Selasa, 03 Januari 2012

FPKS: Ada Disorientasi Pendidikan Nasional


*FPKS: Ada Disorientasi Pendidikan Nasional *
Rifa Nadia Nurfuadah
Jum'at, 16 Desember 2011 18:21 wib


*JAKARTA *- Kelompok Komisi (Poksi) X dari Fraksi Partai Keadilan
Sejahtera (FPKS) menilai, pemerintah telah kehilangan orientasi dalam
penyelenggaraan pendidikan nasional.

Ketua Poksi Komisi X FPKS Raihan Iskandar menyatakan,
disorientasi ini diperlihatkan melalui berbagai data statistik seputar
pendidikan Tanah Air. Misalnya, indeks pembangunan manusia (IPM) atau
human development index (HDI) Indonesia yang menggunakan pendidikan
sebagai salah satu komponen pengukur.

Data United Nation Development Programme (UNDP) menunjukkan kenaikan
nilai IPM dari 0,600 (2010) menjadi 0,617 (2011). Namun, peringkat IPM
Indonesia justru menurun dari peringkat 108 (2010) menjadi peringkat 124
(2011).

"Ini berarti, upaya pemerintah, khususnya di bidang pendidikan, masih
berjalan lambat dibandingkan dengan capaian negara lain," ungkap Raihan
di ruang sidang pleno FPKS di Gedung DPR RI, Jakarta, Jumat (16/12/2011).

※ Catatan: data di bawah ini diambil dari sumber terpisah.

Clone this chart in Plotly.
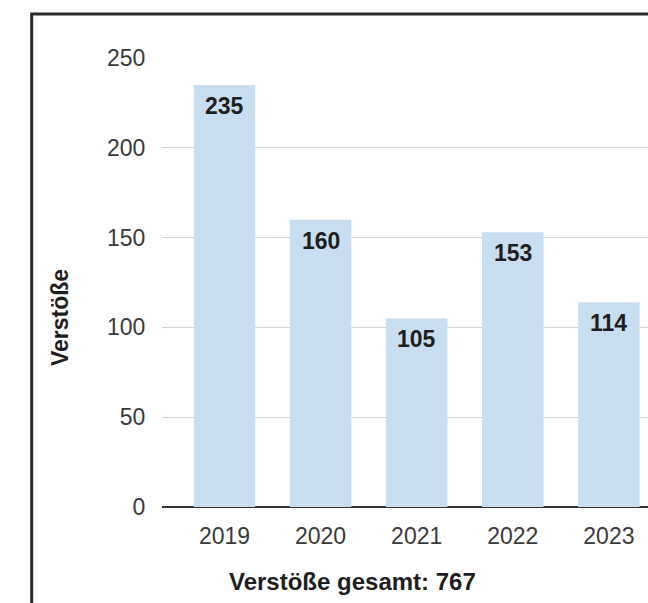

Indikator lainnya adalah tingginya angka putus sekolah pelajar
Indonesia. Ada sekira 10,268 juta siswa sekolah dasar (SD) dan sekolah
menengah pertama (SMP) atau kelompok usia wajib belajar yang tidak
menyelesaikan pendidikan sampai tingkat SMP. Selain itu, 3,8 juta siswa
tidak dapat melanjutkan ke tingkat sekolah menengah atas (SMA).

Ketidakmampuan masyarakat memenuhi biaya pendidikan pun didapuk menjadi
penyebab utama makin banyaknya anak putus sekolah. Tingginya angka putus
sekolah, menurut Raihan, juga merupakan bukti bahwa akses pendidikan
yang bermutu dan terjangkau masih sangat terbatas.

Padahal, Raihan memaparkan, tiap tahun, anggaran pendidikan nasional
mengalami kenaikan signifikan. APBN 2010 mengalokasikan Rp225 triliun
untuk pendidikan, sedangkan pada 2011, pos tersebut mendapat jatah Rp249
triliun. Dan tahun depan, pemerintah menganggarkan Rp286 triliun untuk
anggaran pendidikan.

"Kenaikan anggaran pendidikan yang signifikan ternyata tidak berbanding
lurus dengan upaya penghentian siswa putus sekolah," ujarnya.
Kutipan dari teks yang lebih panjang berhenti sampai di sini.